Montpelier city employees who find an encampment on public land must notify, via email, several city departments, including the police and City Manager Bill Fraser’s office, to determine how to respond. If a camp is in a high-sensitivity area, everyone will be asked to move within 24 hours and be connected with overnight shelters at no charge. After 24 hours, camps are subject to removal by city staff.
During a meeting Tuesday night, the Montpelier Parks Commission asked for some changes to the policy before council approval. Assistant City Manager Cameron Niedermayer said those requests included “making sure that we add the Parks Commission on the list of city staff and Conservation Commission, asking if they could weigh in on any decisions.”
The other councilors agreed, approving the policy with the changes the requested changes.
“The Parks Commission went from saying that camping shouldn’t be done in any park to offering these suggestions, which isn’t a full endorsement, but I think it’s a reasonable compromise,” Councilor Conor Casey said.
One man wondered if a piece of infrastructure at Burlington’s City Hall Park that serves vulnerable residents in the Queen City can be adapted to fit Montpelier.

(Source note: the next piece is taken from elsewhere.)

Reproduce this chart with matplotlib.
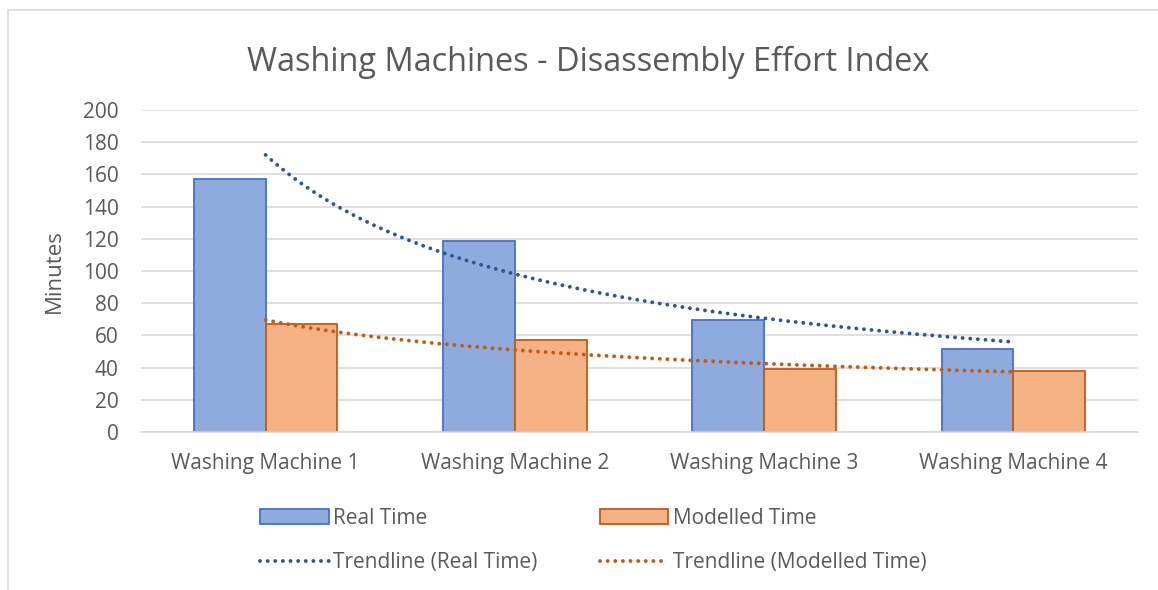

“Burlington has constructed a public restroom facility with a water fountain, a hand-washing station and someone comes in and restocks it with toilet paper in the evenings,” Seth Collins said. “I don’t know if it’s possible here, but maybe something like that could be done.”
Mayor Anne Watson told him that Montpelier is working on developing a public restroom facility.
Steve Whitaker. a former member of the city’s Homelessness Task Force, said the new policy accomplishes the goal of letting people in emergency encampments know what they can expect. However, he said the policy is unfair to the city’s most at-risk residents.
“It creates this kind of Whack-A-Mole where the folks that are affected are unaware of the meaning, so it’s trial and error — get moved, get moved, get moved,” Whitaker said.